Crisp Genes

Crisp Genes

Imagine we had the power to use genetic technologies to stop one of humanity’s most dangerous predators. What is that predator? Sharks? Crocodiles? Snakes? Think far, far smaller. It is in fact, the mosquito.

Mosquitos cause all sorts of nasty diseases like the Zika Virus, Dengue Fever, Yellow Fever, and malaria. While nobody really wants to contract any of those diseases, and they’ll all make you pretty miserable, they’re nothing compared to the frankly hellacious malaria being one of the single biggest killers of humans in history.

Well, plot twist, we actually do have the technology and it comes in the form of some genetic machinery discovered in bacteria: CRISPR-Cas9 (or CRISPR for short).

What is CRISPR-CAS9?

Basically, (and I apologise to any geneticists reading this for my oversimplification) there’s a protein that acts like pair of scissors able to cut DNA (the CAS9 part), and a length of RNA that directs the protein to any point in the genome that you want (the CRISPR part).

Once that cut is made, the DNA can either stitch itself back together with the cut section of the DNA now removed from the genome (called homologous end joining), or that break can be filled by a new sequence of DNA by providing the cell with a template or a recipe so it can make the new gene the scientists are interested in. Essentially, CRISPR is a mix of cutting and pasting that happens inside our cells instead of Microsoft word.

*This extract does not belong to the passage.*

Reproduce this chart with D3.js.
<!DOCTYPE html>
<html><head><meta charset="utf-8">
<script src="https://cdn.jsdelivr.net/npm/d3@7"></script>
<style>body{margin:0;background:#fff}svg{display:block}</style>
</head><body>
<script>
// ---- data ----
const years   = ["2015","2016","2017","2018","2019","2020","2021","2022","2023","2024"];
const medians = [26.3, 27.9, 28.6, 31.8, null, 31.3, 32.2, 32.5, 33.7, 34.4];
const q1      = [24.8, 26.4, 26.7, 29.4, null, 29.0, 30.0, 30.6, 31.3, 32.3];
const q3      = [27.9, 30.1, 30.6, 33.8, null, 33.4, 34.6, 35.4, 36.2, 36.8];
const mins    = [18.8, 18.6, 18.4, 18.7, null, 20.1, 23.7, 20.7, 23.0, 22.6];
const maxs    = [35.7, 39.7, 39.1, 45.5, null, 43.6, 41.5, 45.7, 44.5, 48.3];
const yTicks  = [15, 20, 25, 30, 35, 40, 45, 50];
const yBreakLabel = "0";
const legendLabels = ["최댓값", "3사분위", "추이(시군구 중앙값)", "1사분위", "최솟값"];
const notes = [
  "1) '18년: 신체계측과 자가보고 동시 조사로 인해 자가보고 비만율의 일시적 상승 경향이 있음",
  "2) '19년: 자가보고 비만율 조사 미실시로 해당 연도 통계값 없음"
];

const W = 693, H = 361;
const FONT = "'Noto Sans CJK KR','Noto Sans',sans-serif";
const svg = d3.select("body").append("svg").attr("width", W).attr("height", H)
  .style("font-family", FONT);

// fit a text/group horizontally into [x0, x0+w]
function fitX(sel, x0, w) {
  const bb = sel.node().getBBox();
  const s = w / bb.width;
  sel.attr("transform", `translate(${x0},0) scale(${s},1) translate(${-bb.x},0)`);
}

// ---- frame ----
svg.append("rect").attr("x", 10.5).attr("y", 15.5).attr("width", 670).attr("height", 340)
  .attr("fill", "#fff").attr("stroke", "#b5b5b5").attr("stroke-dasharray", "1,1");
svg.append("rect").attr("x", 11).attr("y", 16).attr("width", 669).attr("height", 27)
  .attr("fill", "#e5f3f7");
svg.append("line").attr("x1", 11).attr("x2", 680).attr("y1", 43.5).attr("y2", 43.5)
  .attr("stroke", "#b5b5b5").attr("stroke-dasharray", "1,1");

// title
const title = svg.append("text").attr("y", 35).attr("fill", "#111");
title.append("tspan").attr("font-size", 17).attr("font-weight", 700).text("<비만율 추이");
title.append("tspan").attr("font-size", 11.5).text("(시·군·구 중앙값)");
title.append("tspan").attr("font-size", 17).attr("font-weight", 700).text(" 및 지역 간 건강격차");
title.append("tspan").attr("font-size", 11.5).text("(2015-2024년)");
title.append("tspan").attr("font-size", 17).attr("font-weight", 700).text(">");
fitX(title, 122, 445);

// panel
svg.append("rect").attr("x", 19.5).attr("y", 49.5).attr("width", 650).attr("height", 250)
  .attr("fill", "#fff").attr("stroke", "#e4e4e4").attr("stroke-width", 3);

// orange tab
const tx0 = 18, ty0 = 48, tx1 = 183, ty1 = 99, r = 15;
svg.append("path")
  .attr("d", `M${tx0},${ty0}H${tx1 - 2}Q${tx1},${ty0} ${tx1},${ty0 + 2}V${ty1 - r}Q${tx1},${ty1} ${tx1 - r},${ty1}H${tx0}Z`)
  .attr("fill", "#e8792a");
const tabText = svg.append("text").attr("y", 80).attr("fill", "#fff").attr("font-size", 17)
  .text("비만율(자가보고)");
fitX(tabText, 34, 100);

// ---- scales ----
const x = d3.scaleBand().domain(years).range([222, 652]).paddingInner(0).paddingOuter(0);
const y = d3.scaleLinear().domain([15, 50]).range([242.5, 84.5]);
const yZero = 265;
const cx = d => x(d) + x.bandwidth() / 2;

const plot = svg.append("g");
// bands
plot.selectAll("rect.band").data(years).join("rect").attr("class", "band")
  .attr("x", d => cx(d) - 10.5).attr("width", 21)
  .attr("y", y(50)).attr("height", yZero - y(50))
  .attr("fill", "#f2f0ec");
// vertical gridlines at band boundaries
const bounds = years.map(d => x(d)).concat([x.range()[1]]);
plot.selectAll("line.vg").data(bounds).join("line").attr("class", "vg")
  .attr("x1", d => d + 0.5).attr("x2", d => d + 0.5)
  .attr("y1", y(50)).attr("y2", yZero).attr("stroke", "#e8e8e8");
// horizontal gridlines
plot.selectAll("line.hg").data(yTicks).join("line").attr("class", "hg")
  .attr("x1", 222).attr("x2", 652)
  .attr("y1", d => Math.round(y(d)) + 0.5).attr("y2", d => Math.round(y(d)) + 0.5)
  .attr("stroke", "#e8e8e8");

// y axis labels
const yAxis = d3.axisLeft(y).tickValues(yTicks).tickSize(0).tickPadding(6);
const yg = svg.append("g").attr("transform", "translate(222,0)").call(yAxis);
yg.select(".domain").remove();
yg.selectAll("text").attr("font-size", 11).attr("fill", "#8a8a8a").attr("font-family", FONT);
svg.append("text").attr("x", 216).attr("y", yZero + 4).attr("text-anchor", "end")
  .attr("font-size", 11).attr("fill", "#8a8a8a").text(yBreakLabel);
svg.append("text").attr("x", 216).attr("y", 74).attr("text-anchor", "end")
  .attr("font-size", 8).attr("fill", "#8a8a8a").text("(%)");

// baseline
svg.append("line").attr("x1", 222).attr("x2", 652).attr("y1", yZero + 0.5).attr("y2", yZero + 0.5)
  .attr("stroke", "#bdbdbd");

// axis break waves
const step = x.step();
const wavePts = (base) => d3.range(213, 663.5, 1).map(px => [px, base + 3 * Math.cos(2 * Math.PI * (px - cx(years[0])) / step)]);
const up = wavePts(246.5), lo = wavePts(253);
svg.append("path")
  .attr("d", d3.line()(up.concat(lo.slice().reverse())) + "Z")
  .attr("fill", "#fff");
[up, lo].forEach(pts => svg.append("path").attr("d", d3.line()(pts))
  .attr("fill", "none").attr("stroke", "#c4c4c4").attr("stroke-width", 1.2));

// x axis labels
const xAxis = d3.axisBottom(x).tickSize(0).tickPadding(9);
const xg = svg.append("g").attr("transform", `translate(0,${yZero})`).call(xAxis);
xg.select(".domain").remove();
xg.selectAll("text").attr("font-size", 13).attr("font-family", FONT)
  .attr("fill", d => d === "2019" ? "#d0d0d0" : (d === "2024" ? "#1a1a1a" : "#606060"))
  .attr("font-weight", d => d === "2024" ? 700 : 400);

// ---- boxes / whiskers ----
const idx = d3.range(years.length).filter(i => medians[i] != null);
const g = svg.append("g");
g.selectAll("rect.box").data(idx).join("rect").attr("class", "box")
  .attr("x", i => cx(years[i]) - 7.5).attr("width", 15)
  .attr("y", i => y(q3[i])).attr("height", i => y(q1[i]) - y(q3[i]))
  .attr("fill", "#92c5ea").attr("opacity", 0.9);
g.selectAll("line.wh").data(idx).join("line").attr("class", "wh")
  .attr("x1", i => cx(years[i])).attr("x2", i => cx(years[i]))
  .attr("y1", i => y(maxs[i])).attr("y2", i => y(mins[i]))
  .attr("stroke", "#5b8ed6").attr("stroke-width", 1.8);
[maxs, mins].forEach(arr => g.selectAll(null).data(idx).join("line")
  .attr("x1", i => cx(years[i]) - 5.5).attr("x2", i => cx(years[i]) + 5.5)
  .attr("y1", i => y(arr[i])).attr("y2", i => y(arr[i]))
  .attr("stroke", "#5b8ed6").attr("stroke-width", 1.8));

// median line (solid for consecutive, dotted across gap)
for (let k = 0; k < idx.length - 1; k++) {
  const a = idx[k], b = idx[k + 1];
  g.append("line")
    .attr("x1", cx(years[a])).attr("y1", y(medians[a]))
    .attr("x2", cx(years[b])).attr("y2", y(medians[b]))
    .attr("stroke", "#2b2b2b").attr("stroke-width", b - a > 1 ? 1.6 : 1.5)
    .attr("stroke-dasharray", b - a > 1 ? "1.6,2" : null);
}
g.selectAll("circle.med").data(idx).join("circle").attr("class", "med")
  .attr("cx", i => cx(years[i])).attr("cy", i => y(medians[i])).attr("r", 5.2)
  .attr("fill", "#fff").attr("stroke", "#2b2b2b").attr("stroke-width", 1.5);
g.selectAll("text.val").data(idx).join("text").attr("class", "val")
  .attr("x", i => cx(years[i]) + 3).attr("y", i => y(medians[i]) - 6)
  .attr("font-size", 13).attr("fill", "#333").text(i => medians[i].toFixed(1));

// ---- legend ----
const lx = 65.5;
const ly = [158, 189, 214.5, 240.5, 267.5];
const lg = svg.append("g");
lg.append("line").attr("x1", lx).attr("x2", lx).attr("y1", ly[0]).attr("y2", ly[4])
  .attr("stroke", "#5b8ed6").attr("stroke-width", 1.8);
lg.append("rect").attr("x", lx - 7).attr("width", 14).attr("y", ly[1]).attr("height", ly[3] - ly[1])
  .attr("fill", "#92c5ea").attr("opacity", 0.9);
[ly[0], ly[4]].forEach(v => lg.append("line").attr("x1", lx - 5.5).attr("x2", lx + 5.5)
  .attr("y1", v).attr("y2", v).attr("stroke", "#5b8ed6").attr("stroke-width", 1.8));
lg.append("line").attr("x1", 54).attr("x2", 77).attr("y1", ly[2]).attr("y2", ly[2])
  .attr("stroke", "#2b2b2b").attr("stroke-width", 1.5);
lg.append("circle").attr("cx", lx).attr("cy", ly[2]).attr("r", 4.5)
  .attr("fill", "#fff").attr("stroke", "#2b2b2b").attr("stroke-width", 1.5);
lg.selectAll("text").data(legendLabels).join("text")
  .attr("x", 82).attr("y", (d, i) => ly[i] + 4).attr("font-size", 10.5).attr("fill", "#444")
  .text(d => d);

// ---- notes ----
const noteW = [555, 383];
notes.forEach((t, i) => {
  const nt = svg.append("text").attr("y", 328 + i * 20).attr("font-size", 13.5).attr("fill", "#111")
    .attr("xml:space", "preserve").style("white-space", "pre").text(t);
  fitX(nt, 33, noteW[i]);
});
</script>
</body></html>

So, we just need to CRISPR some mosquitos and they won’t be able to carry the malaria-causing parasite (called plasmodium); problem solved. Well, obviously it’s not that simple, and that’s because of the way genes are inherited.

Thanks, meiosis.

Here comes a crash course in meiosis and gene inheritance (thanks for getting me through undergrad, Hank Green). Most genes have two copies (one inherited from each parent), so when those genes are passed down from one generation to another, it’s only a 50:50 chance that a given gene variant (called an allele) will be expressed by the offspring. In essence, if you CRISPR a mosquito (the white mosquito in the image) so it can’t carry plasmodium, statistically, half of its offspring will still be able to carry it, and half won’t. In just two generations, the plasmodium-immune mosquitos only represent 25% of the population. Back to the drawing board, scientists!

Well, it would be if they didn’t already have a solution to this problem: Insert gene drive.

Gene drive forces the new allele to become dominant over the other allele, thus making inheritance of the plasmodium-immunity allele 99.5% rather than 50% – Tada!

While CRISPR tech has only been around for roughly a decade, gene drive was actually proven to work with 100% efficacy in a 2018 study. So, I hear you asking… Why haven’t we done it yet? Why do we still have malaria?

Playing God

The COVID-19 pandemic has proven to the world how quickly science can move when given the proper funding and attention. However, the ethics and policy behind a lot of scientific discoveries and applications often lags far behind.

Also, humans have never edited the genome of another living organism on this scale before, and once we do it, there’s no going back. So, should we even do this? What are the implications of using CRISPR on mosquitos? Will plasmodium evolve into an even scarier, more deadly version of itself or just find another host? Well, scientists are optimistic as the change to the mosquito genome is very minor, and mosquitos breed so rapidly that plasmodium won’t have time to evolve (we hope…).

Scientific modelling can provide a lot of guesses on what could or is likely to happen, but we just won’t know until it’s done. Clearly, there’s still a lot of debate and uncertainty out there, and technology as powerful as gene drive needs to be handled with a lot of care and its ethical consderations heavily scrutinised. However, we also have to ask ourselves if it’s unethical to not use this technology while it’s available when 1,000 children die every day from the disease.

So, until the world can come up with a decision, for now, at least, scientists have their scissors locked away in the top drawer until they’re safe enough to use.